### PROBLEM DETAILS
Repeat the listing that follows, character for character, minus the pictures.

### DATASET CONTENT

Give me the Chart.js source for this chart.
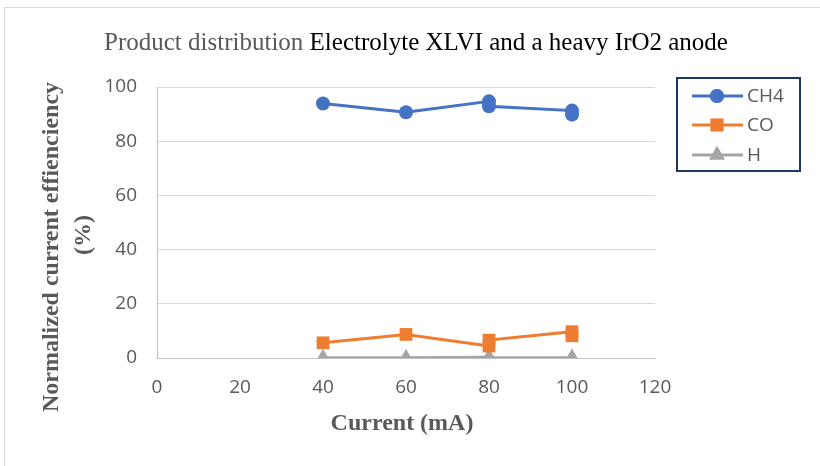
<!DOCTYPE html>
<html>
<head>
<meta charset="utf-8">
<style>
  html, body { margin: 0; padding: 0; background: #fff; }
  #frame { position: absolute; left: 4px; top: 7px; width: 840px; height: 480px; border: 1px solid #d9d9d9; box-sizing: border-box; }
  #wrap { position: absolute; left: 0; top: 0; width: 820px; height: 466px; }
</style>
<script src="https://cdn.jsdelivr.net/npm/chart.js@4/dist/chart.umd.min.js"></script>
</head>
<body>
<div id="frame"></div>
<div id="wrap"><canvas id="c" width="820" height="466"></canvas></div>
<script>
// Current (mA) for each measurement; 80 and 100 mA were measured twice
const currents = [40, 60, 80, 80, 100, 100];
// Normalized current efficiency (%) per product
const ch4 = [93.9, 90.7, 94.7, 92.9, 91.3, 89.8];
const co  = [5.6, 8.7, 4.4, 6.6, 9.7, 8.2];
const h   = [0.1, 0.1, 0.3, 0.2, 0.1, 0.1];

const seriesNames = ['CH4', 'CO', 'H'];
const xTicks = [0, 20, 40, 60, 80, 100, 120];
const yTicks = [0, 20, 40, 60, 80, 100];

const titleGray = 'Product distribution ';
const titleBlack = 'Electrolyte XLVI and a heavy IrO2 anode';
const xTitle = 'Current (mA)';
const yTitle = ['Normalized current effienciency', '(%)'];

const colors = ['#4472C4', '#ED7D31', '#A5A5A5'];
const styles = ['circle', 'rect', 'triangle'];
const radii = [7, 9, 9];

const toPoints = vals => vals.map((v, i) => ({ x: currents[i], y: v }));
const values = [ch4, co, h];

const datasets = values.map((vals, i) => ({
  label: seriesNames[i],
  data: toPoints(vals),
  showLine: true,
  borderColor: colors[i],
  backgroundColor: colors[i],
  borderWidth: 3,
  pointStyle: styles[i],
  pointRadius: radii[i],
  pointHoverRadius: radii[i],
  pointBorderWidth: 0,
  tension: 0
}));

const tickFont = { family: '"Open Sans", sans-serif', size: 19 };

// Title, axis titles and framed legend drawn on the canvas
const decor = {
  id: 'decor',
  afterDraw(chart) {
    const ctx = chart.ctx;
    ctx.save();

    // two-tone title
    ctx.font = '25px "Liberation Serif", "Times New Roman", serif';
    ctx.textBaseline = 'middle';
    ctx.textAlign = 'left';
    const w1 = ctx.measureText(titleGray).width;
    const w2 = ctx.measureText(titleBlack).width;
    const tx = 416 - (w1 + w2) / 2;
    ctx.fillStyle = '#595959';
    ctx.fillText(titleGray, tx, 43);
    ctx.fillStyle = '#000000';
    ctx.fillText(titleBlack, tx + w1, 43);

    // axis titles
    ctx.font = 'bold 24px "Liberation Serif", "Times New Roman", serif';
    ctx.fillStyle = '#595959';
    ctx.textAlign = 'center';
    ctx.fillText(xTitle, 402, 424);

    ctx.save();
    ctx.translate(52, 247);
    ctx.rotate(-Math.PI / 2);
    ctx.fillText(yTitle[0], 0, 0);
    ctx.fillText(yTitle[1], 12, 32);
    ctx.restore();

    // legend box
    const bx = 677, by = 78, bw = 123, bh = 93;
    ctx.strokeStyle = '#1F3864';
    ctx.lineWidth = 2;
    ctx.strokeRect(bx, by, bw, bh);
    const rows = [96, 125, 155];
    ctx.font = '19px "Open Sans", sans-serif';
    ctx.textAlign = 'left';
    chart.data.datasets.forEach((ds, i) => {
      const y = rows[i];
      ctx.strokeStyle = ds.borderColor;
      ctx.lineWidth = 3;
      ctx.beginPath();
      ctx.moveTo(692, y);
      ctx.lineTo(743, y);
      ctx.stroke();
      ctx.fillStyle = ds.backgroundColor;
      Chart.helpers.drawPoint(ctx, { pointStyle: ds.pointStyle, radius: ds.pointRadius, borderWidth: 0 }, 717, y);
      ctx.fill();
      ctx.fillStyle = '#595959';
      ctx.fillText(ds.label, 747, y + 1);
    });
    ctx.restore();
  }
};

new Chart(document.getElementById('c'), {
  type: 'scatter',
  data: { datasets },
  options: {
    responsive: false,
    animation: false,
    layout: { padding: { left: 0, top: 87, right: 165, bottom: 0 } },
    plugins: { legend: { display: false }, tooltip: { enabled: false }, title: { display: false } },
    scales: {
      x: {
        type: 'linear',
        min: 0, max: 120,
        afterBuildTicks: s => { s.ticks = xTicks.map(v => ({ value: v })); },
        afterFit: s => { s.height = 108; },
        grid: { display: false, drawTicks: false },
        border: { display: true, color: '#bfbfbf', width: 1 },
        ticks: { color: '#595959', font: tickFont, padding: 18, maxRotation: 0 }
      },
      y: {
        min: 0, max: 100,
        afterBuildTicks: s => { s.ticks = yTicks.map(v => ({ value: v })); },
        afterFit: s => { s.width = 157; },
        grid: { color: '#d9d9d9', lineWidth: 1, drawTicks: false },
        border: { display: true, color: '#bfbfbf', width: 1 },
        ticks: { color: '#595959', font: tickFont, padding: 20 }
      }
    }
  },
  plugins: [decor]
});
</script>
</body>
</html>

######

### RESULT
Give me the Chart.js source for this chart.
<!DOCTYPE html>
<html>
<head>
<meta charset="utf-8">
<style>
  html, body { margin: 0; padding: 0; background: #fff; }
  #frame { position: absolute; left: 4px; top: 7px; width: 840px; height: 480px; border: 1px solid #d9d9d9; box-sizing: border-box; }
  #wrap { position: absolute; left: 0; top: 0; width: 820px; height: 466px; }
</style>
<script src="https://cdn.jsdelivr.net/npm/chart.js@4/dist/chart.umd.min.js"></script>
</head>
<body>
<div id="frame"></div>
<div id="wrap"><canvas id="c" width="820" height="466"></canvas></div>
<script>
// Current (mA) for each measurement; 80 and 100 mA were measured twice
const currents = [40, 60, 80, 80, 100, 100];
// Normalized current efficiency (%) per product
const ch4 = [93.9, 90.7, 94.7, 92.9, 91.3, 89.8];
const co  = [5.6, 8.7, 4.4, 6.6, 9.7, 8.2];
const h   = [0.1, 0.1, 0.3, 0.2, 0.1, 0.1];

const seriesNames = ['CH4', 'CO', 'H'];
const xTicks = [0, 20, 40, 60, 80, 100, 120];
const yTicks = [0, 20, 40, 60, 80, 100];

const titleGray = 'Product distribution ';
const titleBlack = 'Electrolyte XLVI and a heavy IrO2 anode';
const xTitle = 'Current (mA)';
const yTitle = ['Normalized current effienciency', '(%)'];

const colors = ['#4472C4', '#ED7D31', '#A5A5A5'];
const styles = ['circle', 'rect', 'triangle'];
const radii = [7, 9, 9];

const toPoints = vals => vals.map((v, i) => ({ x: currents[i], y: v }));
const values = [ch4, co, h];

const datasets = values.map((vals, i) => ({
  label: seriesNames[i],
  data: toPoints(vals),
  showLine: true,
  borderColor: colors[i],
  backgroundColor: colors[i],
  borderWidth: 3,
  pointStyle: styles[i],
  pointRadius: radii[i],
  pointHoverRadius: radii[i],
  pointBorderWidth: 0,
  tension: 0
}));

const tickFont = { family: '"Open Sans", sans-serif', size: 19 };

// Title, axis titles and framed legend drawn on the canvas
const decor = {
  id: 'decor',
  afterDraw(chart) {
    const ctx = chart.ctx;
    ctx.save();

    // two-tone title
    ctx.font = '25px "Liberation Serif", "Times New Roman", serif';
    ctx.textBaseline = 'middle';
    ctx.textAlign = 'left';
    const w1 = ctx.measureText(titleGray).width;
    const w2 = ctx.measureText(titleBlack).width;
    const tx = 416 - (w1 + w2) / 2;
    ctx.fillStyle = '#595959';
    ctx.fillText(titleGray, tx, 43);
    ctx.fillStyle = '#000000';
    ctx.fillText(titleBlack, tx + w1, 43);

    // axis titles
    ctx.font = 'bold 24px "Liberation Serif", "Times New Roman", serif';
    ctx.fillStyle = '#595959';
    ctx.textAlign = 'center';
    ctx.fillText(xTitle, 402, 424);

    ctx.save();
    ctx.translate(52, 247);
    ctx.rotate(-Math.PI / 2);
    ctx.fillText(yTitle[0], 0, 0);
    ctx.fillText(yTitle[1], 12, 32);
    ctx.restore();

    // legend box
    const bx = 677, by = 78, bw = 123, bh = 93;
    ctx.strokeStyle = '#1F3864';
    ctx.lineWidth = 2;
    ctx.strokeRect(bx, by, bw, bh);
    const rows = [96, 125, 155];
    ctx.font = '19px "Open Sans", sans-serif';
    ctx.textAlign = 'left';
    chart.data.datasets.forEach((ds, i) => {
      const y = rows[i];
      ctx.strokeStyle = ds.borderColor;
      ctx.lineWidth = 3;
      ctx.beginPath();
      ctx.moveTo(692, y);
      ctx.lineTo(743, y);
      ctx.stroke();
      ctx.fillStyle = ds.backgroundColor;
      Chart.helpers.drawPoint(ctx, { pointStyle: ds.pointStyle, radius: ds.pointRadius, borderWidth: 0 }, 717, y);
      ctx.fill();
      ctx.fillStyle = '#595959';
      ctx.fillText(ds.label, 747, y + 1);
    });
    ctx.restore();
  }
};

new Chart(document.getElementById('c'), {
  type: 'scatter',
  data: { datasets },
  options: {
    responsive: false,
    animation: false,
    layout: { padding: { left: 0, top: 87, right: 165, bottom: 0 } },
    plugins: { legend: { display: false }, tooltip: { enabled: false }, title: { display: false } },
    scales: {
      x: {
        type: 'linear',
        min: 0, max: 120,
        afterBuildTicks: s => { s.ticks = xTicks.map(v => ({ value: v })); },
        afterFit: s => { s.height = 108; },
        grid: { display: false, drawTicks: false },
        border: { display: true, color: '#bfbfbf', width: 1 },
        ticks: { color: '#595959', font: tickFont, padding: 18, maxRotation: 0 }
      },
      y: {
        min: 0, max: 100,
        afterBuildTicks: s => { s.ticks = yTicks.map(v => ({ value: v })); },
        afterFit: s => { s.width = 157; },
        grid: { color: '#d9d9d9', lineWidth: 1, drawTicks: false },
        border: { display: true, color: '#bfbfbf', width: 1 },
        ticks: { color: '#595959', font: tickFont, padding: 20 }
      }
    }
  },
  plugins: [decor]
});
</script>
</body>
</html>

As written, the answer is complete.